The cloud-native orchestrator for the whole development lifecycle, with integrated lineage and observability.

dagster

I'm seeing some k8s pods fail with `"Temporary failure in name resolution" calling Dagster graphql API causes pod failures` today (around 8AM and 2PM EST). Full stack / pod log attached. Could this be caused by anything Dagster side? Is this a network issue in my k8s cluster? No changes to my deployment today that I'm aware of.

Hey Mark - I'll ask around on team and check our logs, but I haven't seen any other reports of this particular error. My suspicion would a network error in your k8s cluster, but i'll see if I can find anything to confirm or deny that

<@U02P92K2FRQ> :point_up_2::skin-tone-2: I was seeing a DNS error vaguely similar to yours last week. No resolution, but it hasn't seemed to come back. My best guess is that our EKS service pod running the DNS got overloaded, or was making too many upstream network requests.
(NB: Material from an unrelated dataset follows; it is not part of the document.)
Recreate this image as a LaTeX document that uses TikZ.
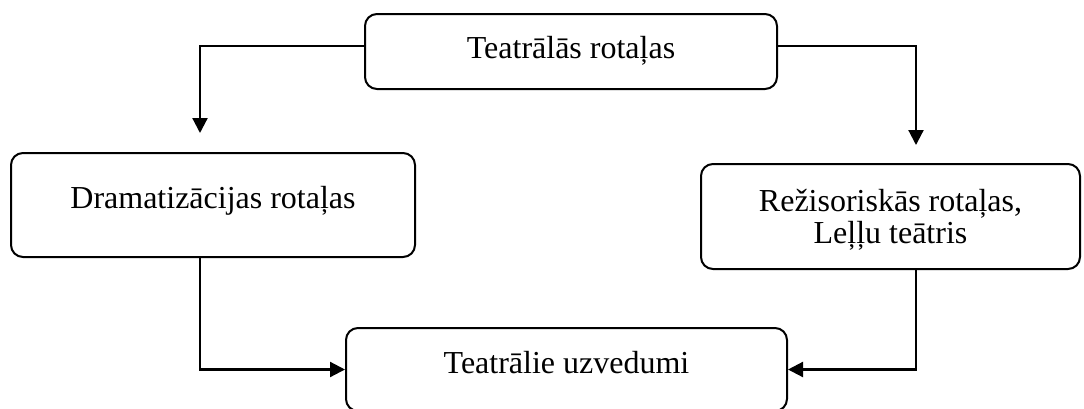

<@U02HUT2T17Z> what Dagster version and package version are you using? We’re also experiencing the same issue running our jobs in EKS using Dagster version 1.3.5 with version 0.19.5 packages. Some jobs are failing because of the connection to RDS, which requires dns. We’ve noticed it happen in two situations:
• our op that connects to RDS
• dagster-postgres processes that occurs in the background (not related to our code)

We haven't seen this come up again. We're no2 on 1.3.6, I think at that point we were on 1.1.20.